▸ Work to do
From the listing below, restate word for word the lines from the line containing "Emit a component" down through the line containing "0.5, 10.8, 21.8];". Exclude pictures.

▸ Task inputs
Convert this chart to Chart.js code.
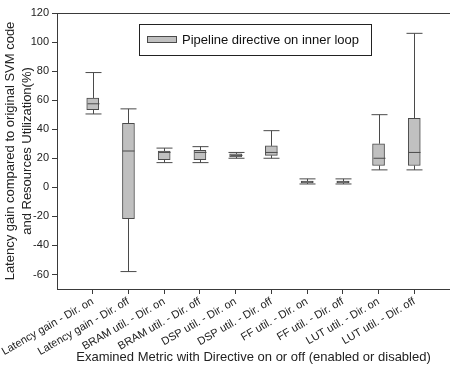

...

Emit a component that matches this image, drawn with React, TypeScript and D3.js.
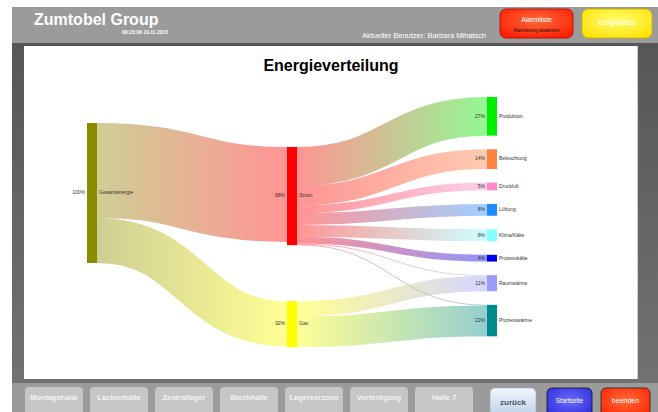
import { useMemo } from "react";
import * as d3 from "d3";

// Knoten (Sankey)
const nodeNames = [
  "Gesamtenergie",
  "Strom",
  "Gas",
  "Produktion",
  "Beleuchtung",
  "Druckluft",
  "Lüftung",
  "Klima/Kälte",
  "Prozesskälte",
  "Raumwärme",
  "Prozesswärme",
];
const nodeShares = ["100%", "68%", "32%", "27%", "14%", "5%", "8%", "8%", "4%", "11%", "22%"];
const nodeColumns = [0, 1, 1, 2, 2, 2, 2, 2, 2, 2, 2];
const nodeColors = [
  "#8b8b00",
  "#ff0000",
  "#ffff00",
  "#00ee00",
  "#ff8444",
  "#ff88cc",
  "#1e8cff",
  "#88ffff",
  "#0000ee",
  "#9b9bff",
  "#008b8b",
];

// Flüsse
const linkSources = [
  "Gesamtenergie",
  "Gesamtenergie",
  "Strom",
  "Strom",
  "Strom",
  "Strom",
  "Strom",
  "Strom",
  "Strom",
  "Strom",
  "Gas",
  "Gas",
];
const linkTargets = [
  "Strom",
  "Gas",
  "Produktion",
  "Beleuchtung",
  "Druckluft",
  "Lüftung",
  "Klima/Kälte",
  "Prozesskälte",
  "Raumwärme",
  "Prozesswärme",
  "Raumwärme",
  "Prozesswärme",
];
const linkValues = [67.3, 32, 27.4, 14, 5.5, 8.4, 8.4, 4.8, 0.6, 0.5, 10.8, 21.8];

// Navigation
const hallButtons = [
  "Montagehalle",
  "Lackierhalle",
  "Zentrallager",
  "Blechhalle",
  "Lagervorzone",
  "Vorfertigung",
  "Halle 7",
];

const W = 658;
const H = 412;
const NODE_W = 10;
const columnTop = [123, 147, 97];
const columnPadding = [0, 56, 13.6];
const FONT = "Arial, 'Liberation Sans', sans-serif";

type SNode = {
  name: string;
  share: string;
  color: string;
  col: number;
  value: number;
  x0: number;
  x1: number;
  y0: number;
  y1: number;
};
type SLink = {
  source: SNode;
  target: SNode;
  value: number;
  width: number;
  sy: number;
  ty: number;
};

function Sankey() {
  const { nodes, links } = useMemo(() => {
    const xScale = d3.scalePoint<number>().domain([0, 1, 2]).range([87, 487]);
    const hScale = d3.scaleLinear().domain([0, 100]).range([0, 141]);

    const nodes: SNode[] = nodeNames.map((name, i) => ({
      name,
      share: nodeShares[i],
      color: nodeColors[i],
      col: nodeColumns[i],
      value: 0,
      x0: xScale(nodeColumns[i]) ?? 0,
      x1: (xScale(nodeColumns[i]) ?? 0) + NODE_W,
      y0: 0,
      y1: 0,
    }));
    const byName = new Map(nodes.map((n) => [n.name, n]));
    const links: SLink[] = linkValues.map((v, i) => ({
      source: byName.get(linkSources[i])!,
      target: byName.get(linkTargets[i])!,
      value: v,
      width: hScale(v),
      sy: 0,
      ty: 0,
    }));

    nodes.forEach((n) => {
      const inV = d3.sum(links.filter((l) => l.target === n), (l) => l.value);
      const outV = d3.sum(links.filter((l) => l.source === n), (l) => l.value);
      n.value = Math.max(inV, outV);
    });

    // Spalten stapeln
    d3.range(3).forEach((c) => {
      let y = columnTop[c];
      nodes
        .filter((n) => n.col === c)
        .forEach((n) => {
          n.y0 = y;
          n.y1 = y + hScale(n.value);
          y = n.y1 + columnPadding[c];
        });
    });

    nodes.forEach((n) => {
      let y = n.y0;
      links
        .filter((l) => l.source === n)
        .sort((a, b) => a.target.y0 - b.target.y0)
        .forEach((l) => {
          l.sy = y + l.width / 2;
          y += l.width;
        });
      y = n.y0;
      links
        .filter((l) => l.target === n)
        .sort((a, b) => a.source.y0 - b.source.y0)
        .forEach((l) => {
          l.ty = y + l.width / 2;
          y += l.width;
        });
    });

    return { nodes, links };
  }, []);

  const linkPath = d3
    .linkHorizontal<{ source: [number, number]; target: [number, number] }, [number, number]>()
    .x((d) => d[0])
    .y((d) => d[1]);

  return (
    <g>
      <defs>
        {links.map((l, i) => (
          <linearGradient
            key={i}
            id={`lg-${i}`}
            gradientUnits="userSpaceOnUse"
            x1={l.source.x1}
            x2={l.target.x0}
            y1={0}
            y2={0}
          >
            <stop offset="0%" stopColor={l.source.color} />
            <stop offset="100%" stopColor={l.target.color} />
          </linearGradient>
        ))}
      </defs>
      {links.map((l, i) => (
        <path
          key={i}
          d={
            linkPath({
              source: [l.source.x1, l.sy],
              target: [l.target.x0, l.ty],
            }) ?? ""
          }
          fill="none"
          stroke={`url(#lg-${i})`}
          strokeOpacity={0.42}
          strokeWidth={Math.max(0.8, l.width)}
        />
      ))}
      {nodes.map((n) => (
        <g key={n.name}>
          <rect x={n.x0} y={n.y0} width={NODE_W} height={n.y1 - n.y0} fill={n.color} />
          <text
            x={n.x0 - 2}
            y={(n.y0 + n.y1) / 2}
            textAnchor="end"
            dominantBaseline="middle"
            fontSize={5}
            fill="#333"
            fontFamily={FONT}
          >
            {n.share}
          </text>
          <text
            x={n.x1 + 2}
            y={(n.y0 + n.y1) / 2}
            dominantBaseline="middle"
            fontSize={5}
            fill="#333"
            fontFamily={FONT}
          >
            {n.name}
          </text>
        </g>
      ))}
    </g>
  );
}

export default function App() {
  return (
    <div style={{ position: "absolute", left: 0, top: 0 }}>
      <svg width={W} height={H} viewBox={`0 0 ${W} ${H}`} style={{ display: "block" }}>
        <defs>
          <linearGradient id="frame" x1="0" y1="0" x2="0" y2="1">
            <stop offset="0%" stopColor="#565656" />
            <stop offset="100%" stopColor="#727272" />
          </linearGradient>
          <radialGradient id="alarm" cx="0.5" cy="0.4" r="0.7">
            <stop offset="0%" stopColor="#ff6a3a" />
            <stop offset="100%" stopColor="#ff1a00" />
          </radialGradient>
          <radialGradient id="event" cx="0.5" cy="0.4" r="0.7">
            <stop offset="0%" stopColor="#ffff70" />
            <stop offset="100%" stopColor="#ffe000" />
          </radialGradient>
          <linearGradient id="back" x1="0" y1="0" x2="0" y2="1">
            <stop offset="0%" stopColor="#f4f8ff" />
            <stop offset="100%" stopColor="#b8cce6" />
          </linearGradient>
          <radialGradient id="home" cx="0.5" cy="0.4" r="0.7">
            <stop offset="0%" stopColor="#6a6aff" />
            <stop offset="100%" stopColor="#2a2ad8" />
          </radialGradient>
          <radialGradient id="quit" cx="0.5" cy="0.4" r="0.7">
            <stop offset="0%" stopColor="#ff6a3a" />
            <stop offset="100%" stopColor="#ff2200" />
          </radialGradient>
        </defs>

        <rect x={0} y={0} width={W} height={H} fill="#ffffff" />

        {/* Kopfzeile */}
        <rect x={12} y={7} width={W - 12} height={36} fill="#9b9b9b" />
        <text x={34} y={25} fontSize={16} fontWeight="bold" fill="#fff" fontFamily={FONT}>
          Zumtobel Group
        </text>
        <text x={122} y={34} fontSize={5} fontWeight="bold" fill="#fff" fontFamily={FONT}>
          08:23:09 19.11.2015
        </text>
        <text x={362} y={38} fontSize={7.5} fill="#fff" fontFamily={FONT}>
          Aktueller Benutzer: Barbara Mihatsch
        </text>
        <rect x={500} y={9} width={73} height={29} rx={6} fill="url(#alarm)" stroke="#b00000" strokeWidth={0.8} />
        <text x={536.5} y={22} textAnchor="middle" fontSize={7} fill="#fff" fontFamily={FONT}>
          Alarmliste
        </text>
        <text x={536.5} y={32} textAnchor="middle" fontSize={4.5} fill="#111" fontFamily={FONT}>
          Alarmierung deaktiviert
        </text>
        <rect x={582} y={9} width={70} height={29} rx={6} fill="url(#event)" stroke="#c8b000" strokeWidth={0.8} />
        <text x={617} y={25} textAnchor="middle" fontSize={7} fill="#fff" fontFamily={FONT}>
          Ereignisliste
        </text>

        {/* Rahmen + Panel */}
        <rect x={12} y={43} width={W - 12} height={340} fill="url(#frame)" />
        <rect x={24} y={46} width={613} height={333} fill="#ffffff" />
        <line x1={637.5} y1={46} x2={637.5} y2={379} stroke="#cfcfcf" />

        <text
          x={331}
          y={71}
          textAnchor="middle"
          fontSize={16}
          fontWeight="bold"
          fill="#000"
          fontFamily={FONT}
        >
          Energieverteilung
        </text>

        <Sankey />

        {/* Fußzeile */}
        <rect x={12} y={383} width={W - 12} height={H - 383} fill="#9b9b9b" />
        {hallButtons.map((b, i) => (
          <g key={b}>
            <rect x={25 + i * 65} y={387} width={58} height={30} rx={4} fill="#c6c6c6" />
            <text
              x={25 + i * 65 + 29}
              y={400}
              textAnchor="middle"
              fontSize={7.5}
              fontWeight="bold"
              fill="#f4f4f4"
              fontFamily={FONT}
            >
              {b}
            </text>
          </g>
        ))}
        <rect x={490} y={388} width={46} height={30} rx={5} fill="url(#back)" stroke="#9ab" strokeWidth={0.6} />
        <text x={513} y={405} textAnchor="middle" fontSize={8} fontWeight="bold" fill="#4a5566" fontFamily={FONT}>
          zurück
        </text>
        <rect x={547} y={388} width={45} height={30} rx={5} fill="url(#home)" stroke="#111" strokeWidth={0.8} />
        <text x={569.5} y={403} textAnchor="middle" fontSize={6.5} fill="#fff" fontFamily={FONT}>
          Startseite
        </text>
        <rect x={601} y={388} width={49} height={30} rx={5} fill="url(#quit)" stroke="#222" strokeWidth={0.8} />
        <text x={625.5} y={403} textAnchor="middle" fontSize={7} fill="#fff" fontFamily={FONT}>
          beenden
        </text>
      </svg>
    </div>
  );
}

▸ The result
Emit a component that matches this image, drawn with React, TypeScript and D3.js.
import { useMemo } from "react";
import * as d3 from "d3";

// Knoten (Sankey)
const nodeNames = [
  "Gesamtenergie",
  "Strom",
  "Gas",
  "Produktion",
  "Beleuchtung",
  "Druckluft",
  "Lüftung",
  "Klima/Kälte",
  "Prozesskälte",
  "Raumwärme",
  "Prozesswärme",
];
const nodeShares = ["100%", "68%", "32%", "27%", "14%", "5%", "8%", "8%", "4%", "11%", "22%"];
const nodeColumns = [0, 1, 1, 2, 2, 2, 2, 2, 2, 2, 2];
const nodeColors = [
  "#8b8b00",
  "#ff0000",
  "#ffff00",
  "#00ee00",
  "#ff8444",
  "#ff88cc",
  "#1e8cff",
  "#88ffff",
  "#0000ee",
  "#9b9bff",
  "#008b8b",
];

// Flüsse
const linkSources = [
  "Gesamtenergie",
  "Gesamtenergie",
  "Strom",
  "Strom",
  "Strom",
  "Strom",
  "Strom",
  "Strom",
  "Strom",
  "Strom",
  "Gas",
  "Gas",
];
const linkTargets = [
  "Strom",
  "Gas",
  "Produktion",
  "Beleuchtung",
  "Druckluft",
  "Lüftung",
  "Klima/Kälte",
  "Prozesskälte",
  "Raumwärme",
  "Prozesswärme",
  "Raumwärme",
  "Prozesswärme",
];
const linkValues = [67.3, 32, 27.4, 14, 5.5, 8.4, 8.4, 4.8, 0.6, 0.5, 10.8, 21.8];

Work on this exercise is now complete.